2013-07-11 / Views

From the Braver Institute

Blueberry season this year (so I am told) is supposed to be a very good one. Apparently the never-ending winter and the absence of spring is what is needed to produce a bumper crop, but I have no idea about such things even though I grew up in prime blueberry country.

People would come from all over the place to pick blueberries that grew abundantly in the sand among the pines of my childhood home. So plentiful were the blueberries that my mother could pick for hours in our backyard alone.

My summers were filled with the aroma of blueberry pies and blueberry buckle and the idea of such a thing may make the reader think how wonderful that may have been. I suppose it would be wonderful to me too if not for one thing …

… I hate blueberries.

Okay, I don’t mind eating blueberries, they do taste good. Okay, the blueberries in the stores don’t taste good, but wild blueberries taste good. The storebought blueberries don’t have much flavor at all.

I’m getting sidetracked.

Anyway, wild blueberries taste good, but if I never have a slice of blueberry pie again, it will be too soon. The curse that comes with growing up in the heart of blueberry country is that parents look upon children as free berrypicking laborers. From the time we were able to crawl Ma Braver would send us out to the fields to slave from sunup to sundown picking berries.

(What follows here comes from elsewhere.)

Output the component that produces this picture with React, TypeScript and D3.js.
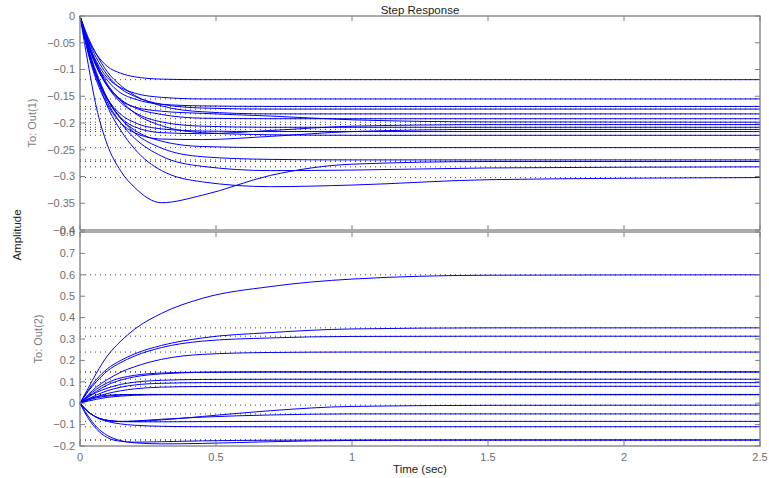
import * as d3 from "d3";

// sample times (sec)
const T = [0, 0.03, 0.06, 0.1, 0.15, 0.2, 0.3, 0.45, 0.7, 1.0, 1.5, 2.5];

// To: Out(1)
const out1 = [
  [0, -0.044, -0.071, -0.094, -0.107, -0.1135, -0.118, -0.119, -0.119, -0.119, -0.119, -0.119],
  [0, -0.051, -0.085, -0.115, -0.134, -0.144, -0.152, -0.155, -0.155, -0.155, -0.155, -0.155],
  [0, -0.052, -0.09, -0.12, -0.144, -0.155, -0.165, -0.168, -0.169, -0.169, -0.169, -0.169],
  [0, -0.045, -0.078, -0.11, -0.136, -0.15, -0.165, -0.172, -0.174, -0.174, -0.174, -0.174],
  [0, -0.04, -0.071, -0.104, -0.13, -0.148, -0.168, -0.179, -0.183, -0.183, -0.183, -0.183],
  [0, -0.05, -0.09, -0.13, -0.158, -0.17, -0.178, -0.182, -0.187, -0.194, -0.198, -0.1985],
  [0, -0.054, -0.094, -0.129, -0.156, -0.171, -0.184, -0.191, -0.192, -0.192, -0.192, -0.192],
  [0, -0.065, -0.11, -0.155, -0.19, -0.207, -0.218, -0.22, -0.214, -0.206, -0.203, -0.203],
  [0, -0.054, -0.094, -0.131, -0.162, -0.18, -0.198, -0.206, -0.208, -0.208, -0.208, -0.208],
  [0, -0.07, -0.12, -0.165, -0.2, -0.218, -0.23, -0.231, -0.225, -0.216, -0.212, -0.212],
  [0, -0.067, -0.115, -0.154, -0.184, -0.199, -0.211, -0.215, -0.216, -0.216, -0.216, -0.216],
  [0, -0.049, -0.087, -0.127, -0.158, -0.181, -0.205, -0.218, -0.222, -0.223, -0.223, -0.223],
  [0, -0.064, -0.111, -0.155, -0.192, -0.213, -0.234, -0.244, -0.246, -0.246, -0.246, -0.246],
  [0, -0.059, -0.105, -0.153, -0.191, -0.218, -0.247, -0.263, -0.268, -0.269, -0.269, -0.269],
  [0, -0.062, -0.11, -0.16, -0.2, -0.228, -0.262, -0.281, -0.289, -0.288, -0.284, -0.282],
  [0, -0.062, -0.112, -0.168, -0.214, -0.248, -0.289, -0.31, -0.319, -0.316, -0.306, -0.302],
  [0, -0.09, -0.17, -0.24, -0.29, -0.32, -0.349, -0.335, -0.298, -0.277, -0.272, -0.272],
];

// To: Out(2)
const out2 = [
  [0, 0.07, 0.14, 0.22, 0.29, 0.345, 0.42, 0.49, 0.545, 0.58, 0.598, 0.6],
  [0, 0.06, 0.11, 0.16, 0.2, 0.23, 0.27, 0.305, 0.33, 0.347, 0.352, 0.352],
  [0, 0.055, 0.1, 0.15, 0.19, 0.22, 0.26, 0.29, 0.305, 0.312, 0.313, 0.313],
  [0, 0.04, 0.075, 0.11, 0.145, 0.17, 0.205, 0.228, 0.237, 0.239, 0.239, 0.239],
  [0, 0.035, 0.065, 0.095, 0.118, 0.13, 0.141, 0.145, 0.146, 0.146, 0.146, 0.146],
  [0, 0.03, 0.055, 0.085, 0.108, 0.123, 0.137, 0.144, 0.146, 0.146, 0.146, 0.146],
  [0, 0.028, 0.05, 0.07, 0.088, 0.098, 0.107, 0.111, 0.112, 0.112, 0.112, 0.112],
  [0, 0.02, 0.038, 0.058, 0.075, 0.085, 0.093, 0.096, 0.096, 0.096, 0.096, 0.096],
  [0, 0.015, 0.03, 0.045, 0.058, 0.067, 0.075, 0.078, 0.079, 0.079, 0.079, 0.079],
  [0, 0.015, 0.025, 0.033, 0.038, 0.04, 0.04, 0.04, 0.04, 0.04, 0.04, 0.04],
  [0, 0.01, 0.018, 0.027, 0.033, 0.037, 0.04, 0.04, 0.04, 0.04, 0.04, 0.04],
  [0, 0.02, 0.03, 0.037, 0.04, 0.041, 0.041, 0.041, 0.041, 0.041, 0.041, 0.041],
  [0, -0.04, -0.065, -0.08, -0.086, -0.085, -0.078, -0.062, -0.035, -0.015, -0.01, -0.009],
  [0, -0.04, -0.065, -0.08, -0.085, -0.083, -0.075, -0.065, -0.055, -0.05, -0.05, -0.05],
  [0, -0.04, -0.065, -0.08, -0.086, -0.087, -0.087, -0.086, -0.085, -0.085, -0.085, -0.085],
  [0, -0.04, -0.066, -0.085, -0.097, -0.103, -0.108, -0.11, -0.11, -0.11, -0.11, -0.11],
  [0, -0.06, -0.11, -0.15, -0.175, -0.185, -0.19, -0.188, -0.18, -0.174, -0.172, -0.172],
  [0, -0.07, -0.12, -0.16, -0.178, -0.182, -0.18, -0.176, -0.173, -0.172, -0.172, -0.172],
];

const xTicks = [0, 0.5, 1, 1.5, 2, 2.5];
const xTickLabels = ["0", "0.5", "1", "1.5", "2", "2.5"];
const y1Ticks = [0, -0.05, -0.1, -0.15, -0.2, -0.25, -0.3, -0.35, -0.4];
const y1TickLabels = ["0", "−0.05", "−0.1", "−0.15", "−0.2", "−0.25", "−0.3", "−0.35", "−0.4"];
const y2Ticks = [-0.2, -0.1, 0, 0.1, 0.2, 0.3, 0.4, 0.5, 0.6, 0.7, 0.8];
const y2TickLabels = ["−0.2", "−0.1", "0", "0.1", "0.2", "0.3", "0.4", "0.5", "0.6", "0.7", "0.8"];

const W = 769;
const H = 478;
const left = 80;
const right = 760;
const axisGrey = "#7f7f7f";
const font = "'Liberation Sans', Arial, sans-serif";

const x = d3.scaleLinear().domain([0, 2.5]).range([left, right]);

function Panel({ data, ticks, labels, domain, top, bottom, name }) {
  const y = d3.scaleLinear().domain(domain).range([bottom, top]);
  const line = d3
    .line<number>()
    .x((_, i) => x(T[i]))
    .y((d) => y(d))
    .curve(d3.curveMonotoneX);
  const tk = 5;
  return (
    <g>
      {data.map((s, i) => (
        <path key={"c" + i} d={line(s) || ""} fill="none" stroke="#0000ff" strokeWidth={1} />
      ))}
      {data.map((s, i) => (
        <line
          key={"d" + i}
          x1={x(0)}
          x2={x(2.5)}
          y1={y(s[s.length - 1])}
          y2={y(s[s.length - 1])}
          stroke="#000"
          strokeWidth={1}
          strokeDasharray="1,4"
          opacity={0.75}
        />
      ))}
      <rect x={left} y={top} width={right - left} height={bottom - top} fill="none" stroke={axisGrey} strokeWidth={1.3} />
      {xTicks.map((t, i) => (
        <g key={"xt" + i}>
          <line x1={x(t)} x2={x(t)} y1={bottom} y2={bottom - tk} stroke={axisGrey} />
          <line x1={x(t)} x2={x(t)} y1={top} y2={top + tk} stroke={axisGrey} />
        </g>
      ))}
      {ticks.map((t, i) => (
        <g key={"yt" + i}>
          <line x1={left} x2={left + tk} y1={y(t)} y2={y(t)} stroke={axisGrey} />
          <line x1={right} x2={right - tk} y1={y(t)} y2={y(t)} stroke={axisGrey} />
          <text x={left - 5} y={y(t)} dy="0.35em" textAnchor="end" fontSize={11} fill="#6e6e6e" fontFamily={font}>
            {labels[i]}
          </text>
        </g>
      ))}
      <text
        transform={`translate(${name.x},${(top + bottom) / 2}) rotate(-90)`}
        textAnchor="middle"
        fontSize={11}
        fill="#7a7a7a"
        fontFamily={font}
      >
        {name.text}
      </text>
    </g>
  );
}

export default function App() {
  const top1 = 16, bot1 = 230, top2 = 232, bot2 = 446;
  return (
    <svg width={W} height={H} style={{ position: "fixed", left: 0, top: 0, background: "#fff" }}>
      <Panel data={out1} ticks={y1Ticks} labels={y1TickLabels} domain={[-0.4, 0]} top={top1} bottom={bot1} name={{ x: 36, text: "To: Out(1)" }} />
      <Panel data={out2} ticks={y2Ticks} labels={y2TickLabels} domain={[-0.2, 0.8]} top={top2} bottom={bot2} name={{ x: 42, text: "To: Out(2)" }} />
      {xTicks.map((t, i) => (
        <text key={i} x={x(t)} y={461} textAnchor="middle" fontSize={11} fill="#6e6e6e" fontFamily={font}>
          {xTickLabels[i]}
        </text>
      ))}
      <text x={420} y={473} textAnchor="middle" fontSize={11.5} fill="#222" fontFamily={font}>
        Time (sec)
      </text>
      <text x={420} y={14} textAnchor="middle" fontSize={11.5} fill="#222" fontFamily={font}>
        Step Response
      </text>
      <text transform="translate(21,235) rotate(-90)" textAnchor="middle" fontSize={11.5} fill="#222" fontFamily={font}>
        Amplitude
      </text>
    </svg>
  );
}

Okay, we weren’t that young and we didn’t have to pick that long, but we had to pick long enough for me to develop a strong disliking for blueberries. I didn’t have the patience to sit among the blueberry bushes and s-l-o-w-l-y try to fill an ice cream pail. Invariably I would end up eating more berries than would find their way to the pail.

Thinking about it now, I feel the same way about strawberries as I do about blueberries. When I was young my grandparents owned a farm where they grew strawberries, among other things. Similar berry picking orders were given to us whenever we visited the farm.

I can remember sitting in the strawberry patch eating my fill of strawberries and returning with an empty wooden basket (strawberries were a cash crop so a more dignified container than an ice cream pail was justified).

I remember Ma Braver telling me that if I didn’t pick a quart of strawberries that I wouldn’t get any strawberry pie. Fine by me. My disdain for picking strawberries significantly outweighed my desire for strawberry pie. Not eating pie in exchange for not picking berries was a better than fair trade from where I was standing.

Around the same time a similar ultimatum was issued regarding blueberry picking and with similar results. Goodbye blueberry pie. I’ll bet that I haven’t had blueberry pie in over thirty years and I haven’t missed it one bit.

Prior to writing this I was talking with my big sister, Sorta. I asked her if she ever had to pick strawberries on the farm. She told me that she didn’t but she did pick cucumbers and she was paid cash money to pick them. Now getting paid in greenbacks as opposed to pie is a horse of a different color. If I had been offered money for picking you probably wouldn’t have gotten me out of the field until the last berry was picked. With money I could have bought pie and I could have bought anything else I wanted at the time, like comic books, Mad magazines, or model airplanes. Cash is an amazing motivational tool.

Sure, I could have picked blueberries and/or strawberries and tried to sell them but that would involve trying to market them to people surrounded by blueberries and/or strawberries. It would have been like trying to sell the proverbial refrigerators to Eskimos.

It would seem that the only payment I could muster out of a berry was the instant gratification of eating the thing.

It reminds me of the last time I ever picked a berry. Ten years ago or so when I worked for my good friend Wayne Ghengis, the yard of his business was loaded with blackberries. You couldn’t swing a dead cat without hitting a blackberry bush that was so loaded with berries that the plant could barely support the weight. So plentiful were the blackberries that there was almost no need to bring a lunch. A couple of minutes of picking produced enough berries for a meal. The best part was that blackberries don’t grow close to the ground like blueberries and strawberries.

I still like blackberries. I’m glad Wayne never issued an ultimatum to pick the things.